Shaun Davey (music) and Richard Nelson and Shaun Davey (lyrics), for James Joyce's The Dead
The songs in the intimate adaptation of the classic short story are presented, for the most part, as parlor tunes sung at an Irish Christmas party. Davey's strumming, strutting, lilting, reeling score has the feel of Ireland, and although some of the lyrics are new and original, other pieces are inspired by or adapted from the writing of Joyce and Thomas Moore and 18th- and 19th-century poems (and one anonymous music hall song from the 1800s). Nelson is the book writer and director of The Dead, and has penned such plays as Goodnight Children Everywhere, Some Americans Abroad and Two Shakespearean Actors. Davey is a newcomer to Broadway musicals.

Michael John LaChiusa (music and lyrics), for Marie Christine
Composer-lyricist LaChiusa has been saddled for years with the famous cover story in a now-defunct theatre mag that called him "The Next Sondheim," and the pressure has been unfair. For the sung-through Marie Christine, a break from his varied, sensual, character-rich Hello Again, he drew from many sources -- opera, jazz, blues -- to create a Medea-inspired tale of a Creole woman who broke family ties to love a man who had ambitions she was not invited to share in. The role was written for the singular talent of Audra McDonald, and during the limited engagement at Lincoln Center's Vivian Beaumont theatregoers and arts writer debated anew the difference between opera and musical theatre.

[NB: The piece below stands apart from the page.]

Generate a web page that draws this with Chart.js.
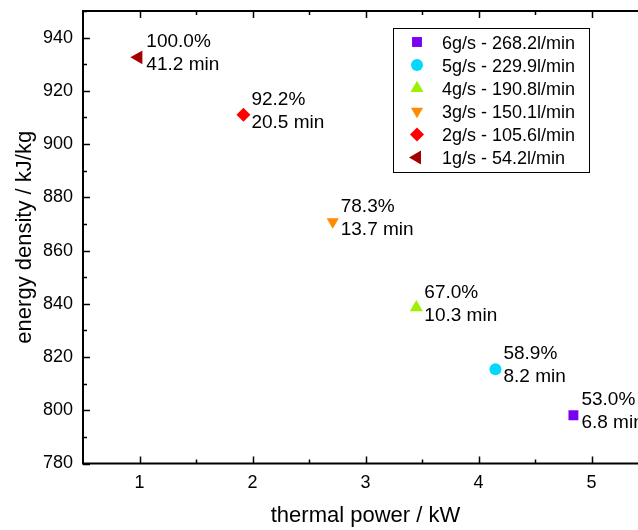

Michael John LaChiusa (music and lyrics), for The Wild Party
LaChiusa is in competition with himself! You can imagine him on the aisle at the Tony Awards, hoping that Michael John LaChiusa doesn't get the Tony so that Michael John LaChiusa will get the Tony. He's also nominated for Best Book for both The Wild Party and Marie Christine, which, according to our count, is unheard of in a single Broadway season. The Wild Party is drawn from Joseph Moncure March's 1928 poem about a gin-soaked, sex-driven get-together hot with jazz and tension. The score is filled with "numbers," something LaChiusa has been accused of not writing (again, he stimulates that ol' opera-vs.-musicals debate). Tunes in the period-rich Wild Party score include "Queenie Was a Blonde," "Dry," "Gin," "Wild," "Breezin' Through Another Day," "When It Ends" and "Eddie & Mae."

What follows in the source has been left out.